[Aim of the task]
Will you output all of the data below exactly, omitting the images?
>> BEGIN
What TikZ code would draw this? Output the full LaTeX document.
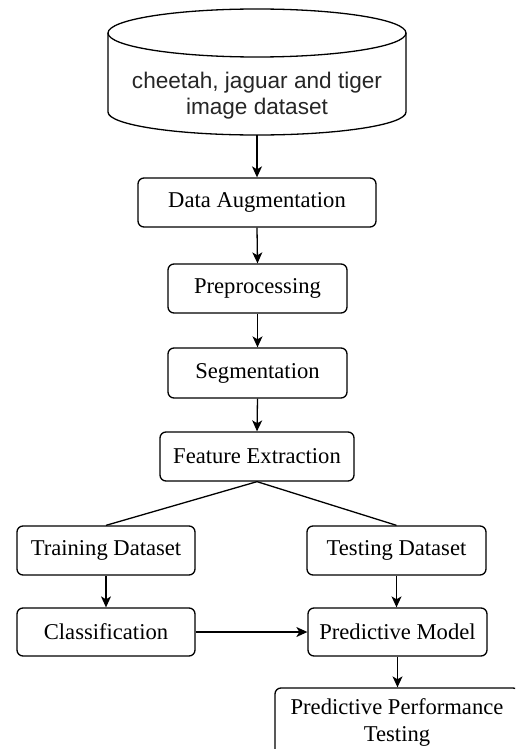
\documentclass[tikz,border=0pt]{standalone}
\usepackage{fontspec}
\setmainfont{Liberation Serif}
\newfontfamily\labelsans{Liberation Sans}
\usetikzlibrary{arrows.meta}
\begin{document}
\begin{tikzpicture}[x=1pt,y=1pt,
  line/.style={line width=1.3pt, draw=black},
  flow/.style={line, -{Stealth[length=11pt,width=10pt,inset=3pt]}},
  stepbox/.style={line, rounded corners=6pt, fill=white, align=center,
    inner sep=0pt, font=\fontsize{22.6}{27}\selectfont},
]
\useasboundingbox (0,0) rectangle (515,-749);
\clip (0,0) rectangle (515,-749);

% database cylinder
\draw[line, fill=white] (108,-33) -- (108,-112)
  arc[start angle=180, end angle=360, x radius=149pt, y radius=23pt]
  -- (406,-33);
\draw[line, fill=white] (257,-33) ellipse [x radius=149pt, y radius=24pt];
\node (db) [minimum width=298pt, minimum height=126pt, inner sep=0pt] at (257,-72) {};
\node (dbtext) [align=center, font=\labelsans\fontsize{22.6}{26}\selectfont, text=black!85]
  at (257,-96) {cheetah, jaguar and tiger\\image dataset};

% process steps
\node (aug)   [stepbox, minimum width=238pt, minimum height=49pt] at (257,-202.5) {Data Augmentation};
\node (prep)  [stepbox, minimum width=179pt, minimum height=49pt] at (257.5,-288.5) {Preprocessing};
\node (seg)   [stepbox, minimum width=179pt, minimum height=50pt] at (257.5,-373) {Segmentation};
\node (feat)  [stepbox, minimum width=194pt, minimum height=49pt] at (257,-456.5) {Feature Extraction};
\node (train) [stepbox, minimum width=178pt, minimum height=49pt] at (106,-550.5) {Training Dataset};
\node (test)  [stepbox, minimum width=179pt, minimum height=49pt] at (396.5,-550.5) {Testing Dataset};
\node (class) [stepbox, minimum width=178pt, minimum height=48pt] at (106,-632) {Classification};
\node (pred)  [stepbox, minimum width=179pt, minimum height=48pt] at (397.5,-632) {Predictive Model};
\node (perf)  [stepbox, minimum width=244pt, minimum height=68pt] at (397,-722) {Predictive Performance\\Testing};

% connectors
\draw[flow] (db.south) -- (aug.north);
\draw[flow] (aug.south) -- (prep.north);
\draw[flow] (prep.south) -- (seg.north);
\draw[flow] (seg.south) -- (feat.north);
\draw[line] (feat.south) -- (train.north);
\draw[line] (feat.south) -- (test.north);
\draw[flow] (train.south) -- (class.north);
\draw[flow] (test.south) -- (test.south |- pred.north);
\draw[flow] (class.east) -- (pred.west);
\draw[flow] (pred.south) -- (pred.south |- perf.north);
\end{tikzpicture}
\end{document}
>> END
[Complete answer]
What TikZ code would draw this? Output the full LaTeX document.
\documentclass[tikz,border=0pt]{standalone}
\usepackage{fontspec}
\setmainfont{Liberation Serif}
\newfontfamily\labelsans{Liberation Sans}
\usetikzlibrary{arrows.meta}
\begin{document}
\begin{tikzpicture}[x=1pt,y=1pt,
  line/.style={line width=1.3pt, draw=black},
  flow/.style={line, -{Stealth[length=11pt,width=10pt,inset=3pt]}},
  stepbox/.style={line, rounded corners=6pt, fill=white, align=center,
    inner sep=0pt, font=\fontsize{22.6}{27}\selectfont},
]
\useasboundingbox (0,0) rectangle (515,-749);
\clip (0,0) rectangle (515,-749);

% database cylinder
\draw[line, fill=white] (108,-33) -- (108,-112)
  arc[start angle=180, end angle=360, x radius=149pt, y radius=23pt]
  -- (406,-33);
\draw[line, fill=white] (257,-33) ellipse [x radius=149pt, y radius=24pt];
\node (db) [minimum width=298pt, minimum height=126pt, inner sep=0pt] at (257,-72) {};
\node (dbtext) [align=center, font=\labelsans\fontsize{22.6}{26}\selectfont, text=black!85]
  at (257,-96) {cheetah, jaguar and tiger\\image dataset};

% process steps
\node (aug)   [stepbox, minimum width=238pt, minimum height=49pt] at (257,-202.5) {Data Augmentation};
\node (prep)  [stepbox, minimum width=179pt, minimum height=49pt] at (257.5,-288.5) {Preprocessing};
\node (seg)   [stepbox, minimum width=179pt, minimum height=50pt] at (257.5,-373) {Segmentation};
\node (feat)  [stepbox, minimum width=194pt, minimum height=49pt] at (257,-456.5) {Feature Extraction};
\node (train) [stepbox, minimum width=178pt, minimum height=49pt] at (106,-550.5) {Training Dataset};
\node (test)  [stepbox, minimum width=179pt, minimum height=49pt] at (396.5,-550.5) {Testing Dataset};
\node (class) [stepbox, minimum width=178pt, minimum height=48pt] at (106,-632) {Classification};
\node (pred)  [stepbox, minimum width=179pt, minimum height=48pt] at (397.5,-632) {Predictive Model};
\node (perf)  [stepbox, minimum width=244pt, minimum height=68pt] at (397,-722) {Predictive Performance\\Testing};

% connectors
\draw[flow] (db.south) -- (aug.north);
\draw[flow] (aug.south) -- (prep.north);
\draw[flow] (prep.south) -- (seg.north);
\draw[flow] (seg.south) -- (feat.north);
\draw[line] (feat.south) -- (train.north);
\draw[line] (feat.south) -- (test.north);
\draw[flow] (train.south) -- (class.north);
\draw[flow] (test.south) -- (test.south |- pred.north);
\draw[flow] (class.east) -- (pred.west);
\draw[flow] (pred.south) -- (pred.south |- perf.north);
\end{tikzpicture}
\end{document}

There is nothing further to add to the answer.